Smart factories have the potential to spark labour productivity
Each industrial revolution has transformed production, delivered better economic output, and, consequently, immense economic gains globally. But something has shifted in the past two decades—manufacturing productivity growth appears stuck.
Labour productivity is a major metric of economic output, and gains in productivity are important because, on a macro scale, labour productivity determines the standard of living of people, nations, and the world.
Currently economic output is moving in lockstep with the number of hours people work.
Enter the Fourth Industrial Revolution—the newest chapter in industrial development that promises to ignite stalled labour productivity in manufacturing via connected machines, people, data, and value chains.
In that sense, the smart factory could potentially ignite stalled labour productivity and unlock the key to productivity for manufacturers.
- Every manufacturer—whether already “running smart” or yet to invest in smart factory technologies—can harvest business value from smart factory initiatives.
- Smart factory initiatives accelerate business value creation. Companies report as much as 10–12 percent gains in areas like manufacturing output, factory utilisation, and labour productivity after they invested in smart factory initiatives.
- There is a direct and established connection—primarily through investment and use cases—between smart factory initiatives and the business value realised. What’s more, any manufacturer can use this connection.
- While there are risks, primarily operational and financial, they are outnumbered by the smart factory’s value contribution. Also, most risks can be mitigated through rational stakeholder selection, an efficient change management strategy, measurable proof-of-concepts, and incremental investments.
Early smart factory adopters report average three-year gains of 10 percent for factory output, factory capacity utilisation, and labour productivity.

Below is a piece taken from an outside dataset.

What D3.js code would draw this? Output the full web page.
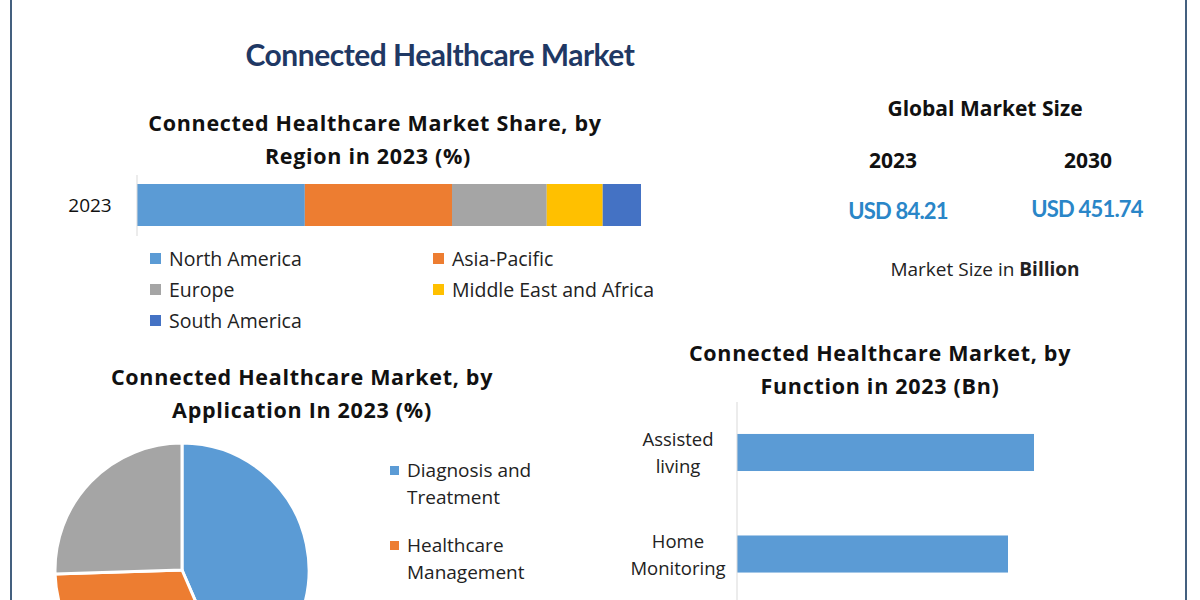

A closer look at labour productivity trends indicates that smart factory initiatives will likely enable the US manufacturers to “observe” triple the labour productivity growth rate during the next decade (2019–2030) compared to last decade (2007–2018).
What does this mean for manufacturers?
The promise of improved labour productivity is certainly enticing for manufacturing, as the industry sits in the midst of a labour shortage that is on the brink of becoming a drag on productivity.
Technology can spur new levels of productivity throughout the factory as companies combine technologies (such as vision systems, harmonic sensors and cobots with cognitive computing, machine learning, and autonomous capabilities). Each industrial revolution has seen this curve.
Significant labour productivity gains manifest toward the end of the cycle, reflecting the cumulative impact of reaching a critical mass of technology adoption.
Trailblazers lead the way
There are three distinct cohorts of adopters of smart factory initiatives – Trailblazers, Explorers, and Followers.
Each cohort represents a different approach toward smart factory adoption. Where activity, maturity, and outcomes are concerned, Trailblazers are leading the way. In fact, this group has seen twice the level of gains to labour productivity compared with Explorers and Followers combined.
Furthermore, Trailblazers expect increases in labour productivity to continue to accelerate ahead of the average over the next three years. Clearly, Trailblazers have determined the formula for extracting value through investments in smart factory initiatives.
Whether manufacturers are just starting on their smart factory journey or well along the pathway like Trailblazers, there’s no doubt that smart factory initiatives could have a significant impact on manufacturing productivity.
Naturally, there are caveats. There is also a need to launch these initiatives properly to set a team up for success. When and how smart factory use cases are launched can determine their success.